Defect and carrier engineering in Er-doped ZnSe enables synergistic electromagnetic and charge-transfer SERS enhancement

Abstract

Surface-enhanced Raman scattering (SERS) enables sensitive molecular detection, yet conventional substrates often exhibit limited stability and poor reproducibility. Semiconductor substrates offer tunable electronic properties and structural robustness, but wide bandgaps and inefficient charge transfer often hinder their performance. Here, we present interface-engineered Er³⁺-doped ZnSe (Zn_1−xEr_xSe) as a high-performance SERS platform. Controlled Er³⁺ incorporation, with an optimal doping of 6%, introduces defect states that enhance chemical (charge-transfer) mechanisms while increasing carrier density to strengthen the electromagnetic (plasmonic) response. Using methylene blue as a probe, the substrate achieves a detection limit of 3.24 × 10⁻⁸ M with excellent reproducibility.
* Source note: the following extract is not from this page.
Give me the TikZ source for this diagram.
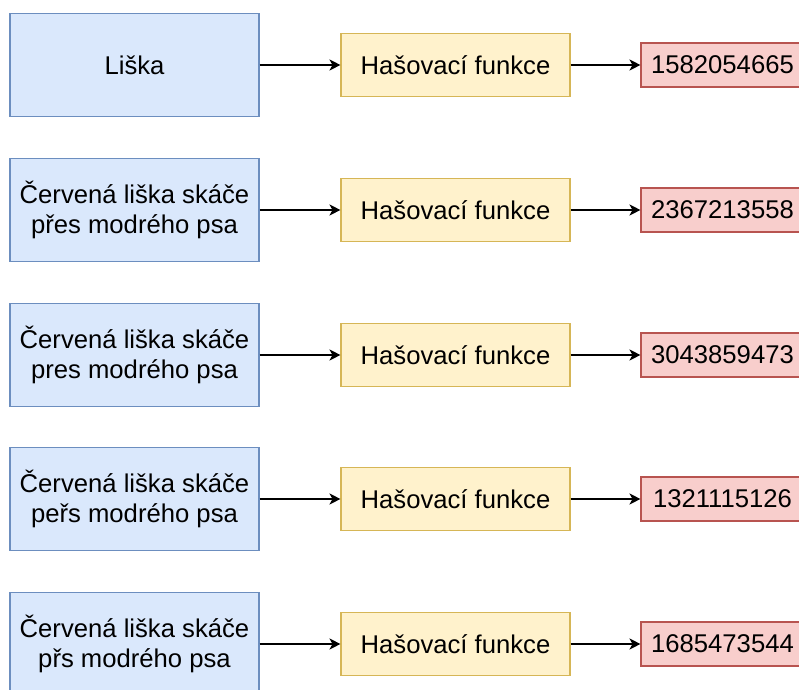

Density functional theory and Mott–Schottky analyses reveal that Er³⁺ doping reshapes the electronic band structure and enables efficient interfacial plasmon–charge coupling. The substrate also demonstrates potential for environmental sensing, achieving a low detection limit of 5.33 µg mL⁻¹ for PET microplastics, thereby highlighting its suitability for trace-level pollutant monitoring. This work establishes rational interface and carrier engineering in semiconductors as a robust platform for high-performance SERS applications in analytical and environmental chemistry.